I didn't know about the "average white person", and I'm way too old to see if I'd qualify for racial hiring or admission preferences. Still, those DNA tests sound interesting.
A (belated) entry from Jeff Jacoby about the Maine Senator much in
falsely cries 'bribery!' in crowdfunded political theater.
(Note: this was written last month, before confirmation.)
Two liberal activist groups — Mainers for Accountable Leadership and the Maine People's Alliance — have launched a put-your-money-where-your-mouth-is crowdfunding campaign to pressure Collins into voting no on Kavanaugh. As of Tuesday afternoon, more than 49,500 people had signed up, agreeing in advance to donate nearly $1.4 million to Collins's as-yet-unidentified 2020 Democratic challenger. Nearly all the pledges are for $25 or less, and the donors' names are publicly posted. Their contributions have been made by credit card, with the stipulation that the charge will be processed only if Collins votes in favor of confirmation.

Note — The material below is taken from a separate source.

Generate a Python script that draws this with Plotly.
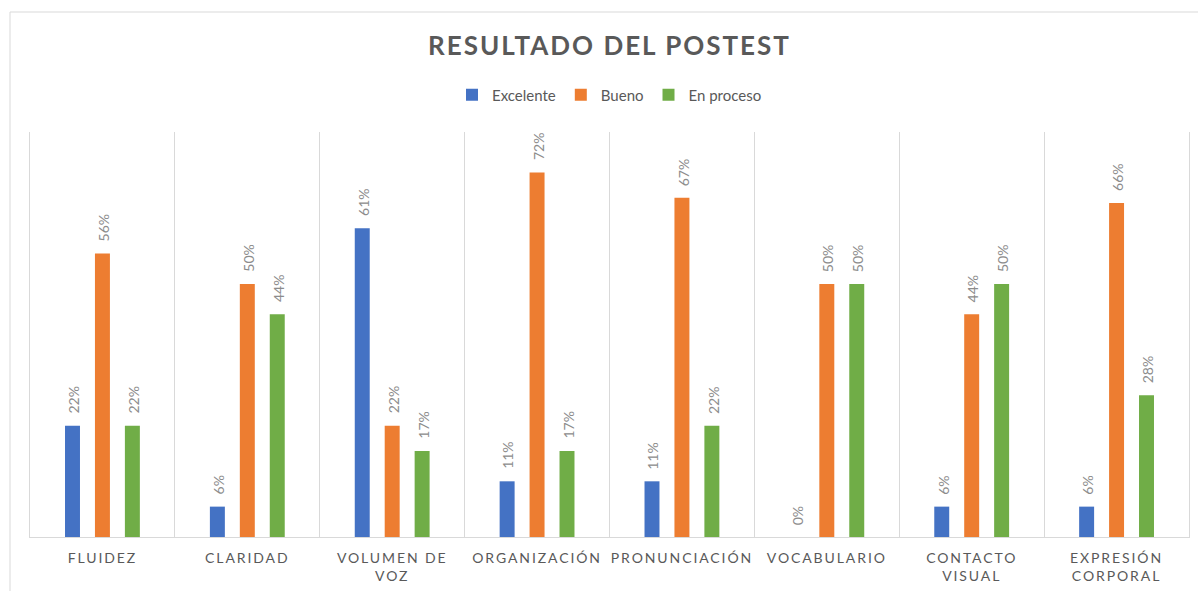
import plotly.graph_objects as go

categories = ["FLUIDEZ", "CLARIDAD", "VOLUMEN DE<br>VOZ", "ORGANIZACIÓN", "PRONUNCIACIÓN",
              "VOCABULARIO", "CONTACTO<br>VISUAL", "EXPRESIÓN<br>CORPORAL"]
excelente = [22, 6, 61, 11, 11, 0, 6, 6]
bueno = [56, 50, 22, 72, 67, 50, 44, 66]
en_proceso = [22, 44, 17, 17, 22, 50, 50, 28]

series = [("Excelente", excelente, "#4472C4"),
          ("Bueno", bueno, "#ED7D31"),
          ("En proceso", en_proceso, "#70AD47")]
label_xshift = [-30, 0, 30]

fig = go.Figure()
annotations = []
for k, (name, vals, color) in enumerate(series):
    fig.add_trace(go.Bar(
        x=categories, y=vals, name=name,
        marker=dict(color=color, line=dict(width=0)),
        hoverinfo="skip",
    ))
    for cat, v in zip(categories, vals):
        annotations.append(dict(
            x=cat, y=v, xref="x", yref="y", text=f"{v}%", showarrow=False,
            textangle=-90, xanchor="center", yanchor="bottom",
            xshift=label_xshift[k] + 1, yshift=10,
            font=dict(family="Lato", size=14, color="#8c8c8c"),
        ))

fig.update_layout(
    width=1198, height=591,
    margin=dict(l=30, r=9, t=132, b=54, autoexpand=False),
    paper_bgcolor="white", plot_bgcolor="white",
    barmode="group", bargap=0.38, bargroupgap=0.5,
    title=dict(text="<b>RESULTADO DEL POSTEST</b>", x=0.5, xref="paper",
               y=1 - 46 / 591, yref="container", yanchor="middle", xanchor="center",
               font=dict(family="Lato", size=26, color="#595959")),
    legend=dict(orientation="h", x=0.5, xanchor="center", y=(537 - 95) / 405,
                yanchor="middle", font=dict(family="Lato", size=15, color="#595959"),
                itemwidth=30, traceorder="normal"),
    showlegend=True,
    annotations=annotations,
    font=dict(family="Lato", color="#595959"),
    shapes=[dict(type="rect", xref="paper", yref="paper",
                 x0=-20 / 1159, x1=1.05, y0=-0.3, y1=(537 - 12) / 405,
                 line=dict(color="#d9d9d9", width=1), fillcolor="rgba(0,0,0,0)", layer="below")],
)
fig.update_xaxes(type="category", tickson="boundaries", showgrid=True, gridcolor="#d9d9d9",
                 gridwidth=1, showline=True, linecolor="#d9d9d9", linewidth=1,
                 ticks="", ticklabelstandoff=8, automargin=False,
                 tickfont=dict(family="Lato", size=14, color="#595959"))
fig.update_yaxes(range=[0, 80], showticklabels=False, showgrid=False, zeroline=False,
                 showline=True, mirror=True, linecolor="#d9d9d9", linewidth=1, ticks="",
                 automargin=False)

post = """
document.body.style.margin = '0';
var gd = document.getElementById('{plot_id}');
function ls(){
  document.querySelectorAll('.xtick text').forEach(function(t){t.style.letterSpacing='1.9px';});
  document.querySelectorAll('.gtitle').forEach(function(t){t.style.letterSpacing='2px';});
}
ls();
gd.on('plotly_afterplot', ls);
"""
fig.write_html("out.html", post_script=post, config={"displayModeBar": False})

So far, so normal. What could be more typical of democratic politics, after all, than lobbying elected officials, or working to defeat them if you disapprove of their performance in office?
Yet to hear Collins and some of her supporters tell it, mobilizing donors to fund a future challenger isn't citizen activism, it's an illegal bribe. Or maybe it's attempted extortion. But in any case they're sure it's something illegal. They want the Justice Department to investigate the crowdfunding as a violation of Title 18, Section 201 of the United States Code, which makes it a crime for anyone to "corruptly" offer "anything of value to any public official" in order "to influence any official act.

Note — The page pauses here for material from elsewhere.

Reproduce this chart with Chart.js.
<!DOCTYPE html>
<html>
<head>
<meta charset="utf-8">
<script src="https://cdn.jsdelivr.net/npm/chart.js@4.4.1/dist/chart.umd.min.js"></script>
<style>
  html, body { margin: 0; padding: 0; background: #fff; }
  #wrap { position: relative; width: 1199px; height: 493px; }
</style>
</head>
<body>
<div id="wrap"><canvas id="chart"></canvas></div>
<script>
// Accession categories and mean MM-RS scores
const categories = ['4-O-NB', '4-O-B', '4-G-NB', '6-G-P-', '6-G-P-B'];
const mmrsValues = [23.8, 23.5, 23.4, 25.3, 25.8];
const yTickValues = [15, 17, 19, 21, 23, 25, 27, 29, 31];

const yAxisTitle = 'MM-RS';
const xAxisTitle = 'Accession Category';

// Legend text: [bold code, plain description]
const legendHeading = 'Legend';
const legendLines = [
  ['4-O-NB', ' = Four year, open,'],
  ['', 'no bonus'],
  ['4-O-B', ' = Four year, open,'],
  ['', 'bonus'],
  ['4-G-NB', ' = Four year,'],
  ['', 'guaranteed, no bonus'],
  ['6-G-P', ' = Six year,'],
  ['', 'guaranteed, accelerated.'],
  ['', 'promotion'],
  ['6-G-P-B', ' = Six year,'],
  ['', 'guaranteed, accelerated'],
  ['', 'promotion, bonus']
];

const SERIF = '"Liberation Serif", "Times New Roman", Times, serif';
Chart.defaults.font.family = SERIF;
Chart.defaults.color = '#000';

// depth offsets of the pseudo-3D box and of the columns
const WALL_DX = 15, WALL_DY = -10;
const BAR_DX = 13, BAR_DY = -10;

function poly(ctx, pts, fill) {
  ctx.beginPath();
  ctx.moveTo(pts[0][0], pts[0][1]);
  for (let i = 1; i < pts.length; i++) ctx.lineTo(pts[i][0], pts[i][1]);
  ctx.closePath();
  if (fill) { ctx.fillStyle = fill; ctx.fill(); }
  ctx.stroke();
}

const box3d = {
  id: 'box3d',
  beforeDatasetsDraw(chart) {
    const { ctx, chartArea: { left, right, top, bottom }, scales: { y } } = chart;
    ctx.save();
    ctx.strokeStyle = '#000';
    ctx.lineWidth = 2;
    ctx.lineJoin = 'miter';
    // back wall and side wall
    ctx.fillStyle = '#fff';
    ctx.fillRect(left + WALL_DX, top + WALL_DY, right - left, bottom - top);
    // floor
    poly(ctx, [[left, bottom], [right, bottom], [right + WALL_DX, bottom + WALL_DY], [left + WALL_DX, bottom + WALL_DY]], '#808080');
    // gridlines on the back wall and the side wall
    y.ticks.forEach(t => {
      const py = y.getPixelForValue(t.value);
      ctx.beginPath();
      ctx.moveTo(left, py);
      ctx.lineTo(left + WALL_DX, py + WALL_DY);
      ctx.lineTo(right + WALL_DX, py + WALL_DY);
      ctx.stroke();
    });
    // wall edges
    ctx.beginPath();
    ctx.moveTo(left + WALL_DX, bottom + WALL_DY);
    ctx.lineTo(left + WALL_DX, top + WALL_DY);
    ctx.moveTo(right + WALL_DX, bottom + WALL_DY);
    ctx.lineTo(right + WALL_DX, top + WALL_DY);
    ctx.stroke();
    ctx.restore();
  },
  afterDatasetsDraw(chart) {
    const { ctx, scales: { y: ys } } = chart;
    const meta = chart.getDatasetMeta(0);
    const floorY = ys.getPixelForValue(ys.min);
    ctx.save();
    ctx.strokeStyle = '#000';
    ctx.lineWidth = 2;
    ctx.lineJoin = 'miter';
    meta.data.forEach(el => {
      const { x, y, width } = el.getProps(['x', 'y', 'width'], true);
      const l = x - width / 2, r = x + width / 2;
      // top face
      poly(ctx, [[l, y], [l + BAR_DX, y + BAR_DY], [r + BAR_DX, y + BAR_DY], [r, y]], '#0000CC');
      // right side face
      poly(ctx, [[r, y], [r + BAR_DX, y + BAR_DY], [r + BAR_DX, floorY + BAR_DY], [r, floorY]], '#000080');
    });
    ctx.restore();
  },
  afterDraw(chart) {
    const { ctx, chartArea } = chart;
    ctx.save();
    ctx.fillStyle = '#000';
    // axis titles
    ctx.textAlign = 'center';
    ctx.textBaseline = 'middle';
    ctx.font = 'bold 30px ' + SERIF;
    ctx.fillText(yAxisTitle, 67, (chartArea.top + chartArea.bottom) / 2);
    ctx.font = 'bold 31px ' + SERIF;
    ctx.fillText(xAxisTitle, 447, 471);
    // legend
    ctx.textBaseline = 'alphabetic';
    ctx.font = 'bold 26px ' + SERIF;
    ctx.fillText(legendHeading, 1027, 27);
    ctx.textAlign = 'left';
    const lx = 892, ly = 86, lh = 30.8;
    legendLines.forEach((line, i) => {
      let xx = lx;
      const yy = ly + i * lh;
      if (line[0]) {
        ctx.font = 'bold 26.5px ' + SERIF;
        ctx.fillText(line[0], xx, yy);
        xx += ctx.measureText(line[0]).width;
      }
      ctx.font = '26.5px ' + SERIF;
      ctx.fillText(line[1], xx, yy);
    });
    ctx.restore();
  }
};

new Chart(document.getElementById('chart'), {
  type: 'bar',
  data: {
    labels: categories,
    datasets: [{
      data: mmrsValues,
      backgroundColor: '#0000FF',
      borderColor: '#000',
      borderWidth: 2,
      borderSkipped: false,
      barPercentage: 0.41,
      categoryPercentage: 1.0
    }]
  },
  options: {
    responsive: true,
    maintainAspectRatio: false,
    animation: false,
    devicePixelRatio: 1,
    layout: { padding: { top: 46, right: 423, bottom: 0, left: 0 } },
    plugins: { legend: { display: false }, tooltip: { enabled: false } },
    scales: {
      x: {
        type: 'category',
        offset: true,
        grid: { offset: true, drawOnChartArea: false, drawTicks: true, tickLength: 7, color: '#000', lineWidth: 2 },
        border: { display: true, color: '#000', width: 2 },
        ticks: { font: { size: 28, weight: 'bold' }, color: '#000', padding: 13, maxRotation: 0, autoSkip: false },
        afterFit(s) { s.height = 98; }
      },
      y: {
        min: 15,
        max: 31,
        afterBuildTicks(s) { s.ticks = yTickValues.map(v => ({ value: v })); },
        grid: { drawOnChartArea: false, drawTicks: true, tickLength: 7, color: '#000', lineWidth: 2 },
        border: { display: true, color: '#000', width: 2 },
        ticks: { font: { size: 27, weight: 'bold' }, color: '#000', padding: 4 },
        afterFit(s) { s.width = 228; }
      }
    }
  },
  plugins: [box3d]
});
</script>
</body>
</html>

I'm glad Kavanaugh was confirmed, and glad Susan Collins voted to confirm him. But her efforts to quash political spending by her opponents are blatantly at odds with the Constitution she swore to support and defend.

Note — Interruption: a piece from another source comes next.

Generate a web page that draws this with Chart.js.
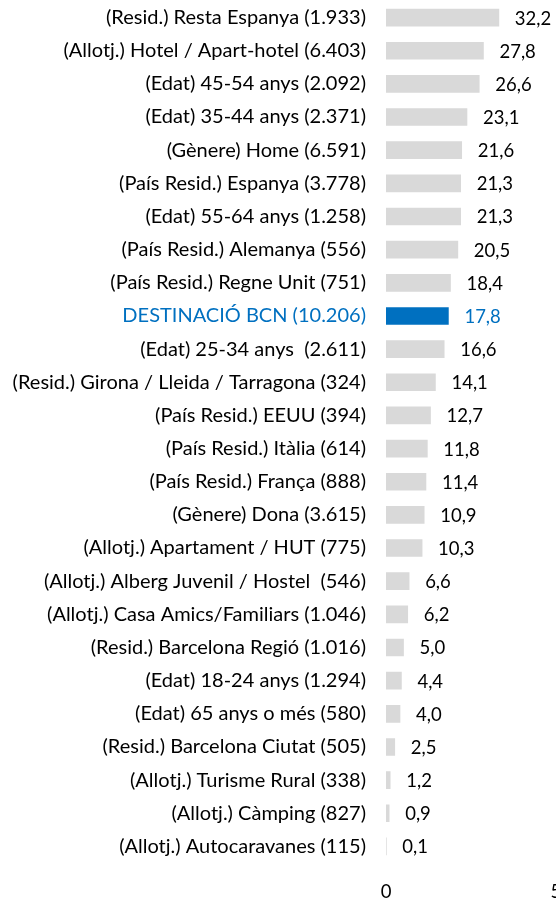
<!DOCTYPE html>
<html>
<head>
<meta charset="utf-8">
<script src="https://cdn.jsdelivr.net/npm/chart.js@4"></script>
<style>
  html, body { margin: 0; padding: 0; background: #fff; overflow: hidden; }
</style>
</head>
<body>
<canvas id="bars" width="590" height="900"></canvas>
<script>
// categories and values (percent), top to bottom
const categories = [
    '(Resid.) Resta Espanya (1.933)',
    '(Allotj.) Hotel / Apart-hotel (6.403)',
    '(Edat) 45-54 anys (2.092)',
    '(Edat) 35-44 anys (2.371)',
    '(Gènere) Home (6.591)',
    '(País Resid.) Espanya (3.778)',
    '(Edat) 55-64 anys (1.258)',
    '(País Resid.) Alemanya (556)',
    '(País Resid.) Regne Unit (751)',
    'DESTINACIÓ BCN (10.206)',
    '(Edat) 25-34 anys  (2.611)',
    '(Resid.) Girona / Lleida / Tarragona (324)',
    '(País Resid.) EEUU (394)',
    '(País Resid.) Itàlia (614)',
    '(País Resid.) França (888)',
    '(Gènere) Dona (3.615)',
    '(Allotj.) Apartament / HUT (775)',
    '(Allotj.) Alberg Juvenil / Hostel  (546)',
    '(Allotj.) Casa Amics/Familiars (1.046)',
    '(Resid.) Barcelona Regió (1.016)',
    '(Edat) 18-24 anys (1.294)',
    '(Edat) 65 anys o més (580)',
    '(Resid.) Barcelona Ciutat (505)',
    '(Allotj.) Turisme Rural (338)',
    '(Allotj.) Càmping (827)',
    '(Allotj.) Autocaravanes (115)'
];
const values = [32.2, 27.8, 26.6, 23.1, 21.6, 21.3, 21.3, 20.5, 18.4, 17.8, 16.6, 14.1, 12.7,
                11.8, 11.4, 10.9, 10.3, 6.6, 6.2, 5.0, 4.4, 4.0, 2.5, 1.2, 0.9, 0.1];
const highlight = 'DESTINACIÓ BCN (10.206)';
const xTicks = [0, 50];

const GREY = '#D9D9D9';
const BLUE = '#0070C0';
const FONT = 'Lato, "Open Sans", sans-serif';

const isHi = i => categories[i] === highlight;

// writes the value after every bar, with a decimal comma
const valueLabels = {
    id: 'valueLabels',
    afterDatasetsDraw(chart) {
        const ctx = chart.ctx;
        const meta = chart.getDatasetMeta(0);
        ctx.save();
        ctx.font = '18.5px ' + FONT;
        ctx.textAlign = 'left';
        ctx.textBaseline = 'middle';
        meta.data.forEach((bar, i) => {
            ctx.fillStyle = isHi(i) ? BLUE : '#000';
            ctx.fillText(values[i].toFixed(1).replace('.', ','), bar.x + 16, bar.y + 1);
        });
        ctx.restore();
    }
};

new Chart(document.getElementById('bars').getContext('2d'), {
    type: 'bar',
    data: {
        labels: categories,
        datasets: [{
            data: values,
            backgroundColor: values.map((v, i) => isHi(i) ? BLUE : GREY),
            barThickness: 17,
            borderWidth: 0
        }]
    },
    options: {
        indexAxis: 'y',
        responsive: false,
        animation: false,
        devicePixelRatio: 1,
        layout: { padding: { top: 1, right: 27, bottom: 0, left: 0 } },
        plugins: {
            legend: { display: false },
            tooltip: { enabled: false }
        },
        scales: {
            x: {
                min: 0,
                max: 50,
                afterBuildTicks: s => { s.ticks = xTicks.map(v => ({ value: v })); },
                grid: { display: false, drawTicks: false },
                border: { display: false },
                ticks: { color: '#000', font: { family: FONT, size: 18.5 }, padding: 18 },
                afterFit: s => { s.height = 37; }
            },
            y: {
                grid: { display: false, drawTicks: false },
                border: { display: false },
                ticks: {
                    color: c => isHi(c.index) ? BLUE : '#000',
                    font: { family: FONT, size: 20 },
                    padding: 20,
                    autoSkip: false
                },
                afterFit: s => {
                    s.width = 386;
                    s.paddingTop = 0;
                    s.paddingBottom = 0;
                }
            }
        }
    },
    plugins: [valueLabels]
});
</script>
</body>
</html>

The Google LFOD News Alert alerted us to an
unexpected source: an interview with Karen Traister in the Nation
Politics of Women’s Anger. What's up, Karen?
[Interviewer] Jon Wiener: The New York Times page-one headline after Brett Kavanaugh’s testimony read, “A Nominee is Rescued By a Display of Rage.” I wonder if you have any comment on that.
Rebecca Traister: One of the things I write about in the book [Good and Mad: The Revolutionary Power of Women’s Anger] is the issue of whose rage is taken seriously as politically valid and politically consequential. Of course, I finished writing this book months before the Kavanaugh hearings. I wrote about how the kind of political rage that we take seriously is the rage of powerful white men. Our founding lullaby is the founders’ rage, the anger that undergirded the American Revolution: “Give me liberty, or Give me death!” “Live free or die!”
Yeah, fine, Rebecca. It's exactly the same thing, I'm sure.
But here's something I did not know: a phrase used at the time was rage militaire, usually translated as "passion for arms". Is there a useful distinction to be made between "rage" and "passion"? I think so, but that's inconvenient to Rebecca's thesis.
At his Minneapolis Star-Tribune perch, James Lileks asks the
Does American cheese deserve to die?
The millennials’ newest victim, according to Bloomberg News, is American cheese. Processed cheese sales have been down for four years. “The product, made famous by the greatest generation, has met its match with millennials demanding nourishment from ingredients that are both recognizable and pronounceable.”
Those are peculiar criterion. “What’s in this cheese?” “Cyanide, dog hair, chlorine, lark sputum and melted Legos.” “Oh, I know those, and can pronounce them all! I’ll take a pound.”
They can have my Kraft Singles American Pasteurized Prepared Cheese Product 1GSlices when they… well, OK they can have them. I'll just buy more.